Dear Editor
I have lived in Saskatchewan most of my life. My father, who is now 71, taught me how to hunt. His father and friends learned from their elders the same way. For close to 100 years our family has hunted for food in Saskatchewan.
One particular area we hunt is between Glaslyn and Meadow Lake in the Provincial Forest. For as many years as we have been hunting, others have been logging for a living. The first cut lines were put in prior to my grandfather's first hunting trip. We used these cut lines to access the various blocks to hunt in. The logging industry changed from horses to machines, resulting in the destruction of several points of access to our hunting grounds. If the loggers choose to use an existing cutline to access their new cutting block, then it was so done. Thinking, oh well, the only ones that used the old cut lines were probably hunters.

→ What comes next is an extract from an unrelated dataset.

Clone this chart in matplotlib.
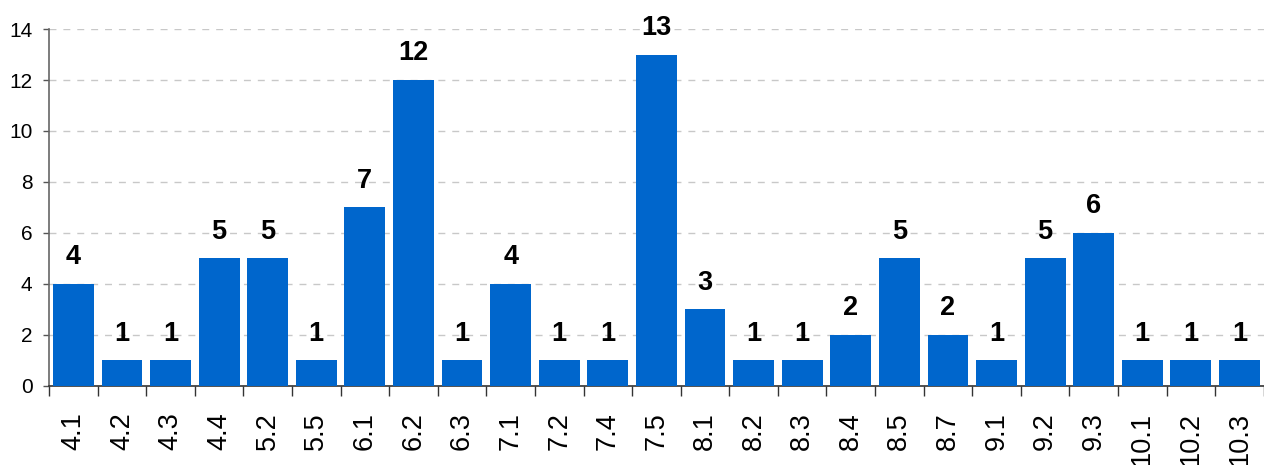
import matplotlib.pyplot as plt
import numpy as np

# categories and counts
sections = ["4.1", "4.2", "4.3", "4.4", "5.2", "5.5", "6.1", "6.2", "6.3", "7.1",
            "7.2", "7.4", "7.5", "8.1", "8.2", "8.3", "8.4", "8.5", "8.7", "9.1",
            "9.2", "9.3", "10.1", "10.2", "10.3"]
counts = [4, 1, 1, 5, 5, 1, 7, 12, 1, 4, 1, 1, 13, 3, 1, 1, 2, 5, 2, 1, 5, 6, 1, 1, 1]
y_ticks = [0, 2, 4, 6, 8, 10, 12, 14]

plt.rcParams['font.family'] = ['Liberation Sans', 'DejaVu Sans']

fig = plt.figure(figsize=(12.64, 4.65), dpi=100)
ax = fig.add_axes([0.0388, 0.170, 0.961, 0.7676])

x = np.arange(len(sections))
bars = ax.bar(x, counts, width=0.84, color='#0066CC', zorder=3)

for xi, v in zip(x, counts):
    ax.annotate(str(v), (xi, v), xytext=(0, 10), textcoords='offset points',
                ha='center', va='bottom', fontsize=19.5, fontweight='bold')

ax.set_xlim(-0.5, len(sections) - 0.5)
ax.set_ylim(0, 14)
ax.set_yticks(y_ticks)
ax.tick_params(axis='y', labelsize=15, length=4, width=1, pad=8, color='#555555', direction='out')
ax.yaxis.grid(True, linestyle=(0, (5, 5)), color='#c8c8c8', linewidth=1, zorder=0)

# category labels centred, ticks on the category boundaries
ax.set_xticks(x)
ax.set_xticklabels(sections, rotation=90, fontsize=19.5)
ax.tick_params(axis='x', length=0, pad=19)
ax.set_xticks(np.arange(-0.5, len(sections)), minor=True)
ax.tick_params(axis='x', which='minor', length=7, width=1, color='#333333')

for s in ['top', 'right']:
    ax.spines[s].set_visible(False)
ax.spines['left'].set_color('#666666')
ax.spines['bottom'].set_color('#333333')
ax.spines['left'].set_linewidth(1.2)
ax.spines['bottom'].set_linewidth(1.2)

fig.savefig('out.png', dpi=100)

Today we continue tobuy hunting licenses, carrying on only part of a lifelong tradition. Yet now we have to spend an additional several thousand dollars to access our old hunting grounds. This is because there is a locked gate with signs stipulating that we now need to own an ATV or set out on foot for perhaps a 20-mile jaunt "one way" prior to the actual hunt on foot. Then we are expected to eat the animal right there on the spot, because there is no possible way to get it back to the truck. We are not to be caught behind the locked gate with our licensed road vehicles.
Not everyone who hunts can afford to buy an ATV to get around, nor should they have to. If you don't want us hunting in that area then don't sell hunting licenses for that area.
Something seems wrong with this picture. The government and logging companies both profit at the expense of the hunter who is trying to put food on the table. Perhaps if they want to limit our access they should give us all ATVs.
I will say sorry to all the old hunters, for some other idiots choices. I wonder why the moose moved to Battleford? Was it because of the hunters or the loggers? Perhaps the Minister of Energy and Resources can explain this to the hunters of Saskatchewan.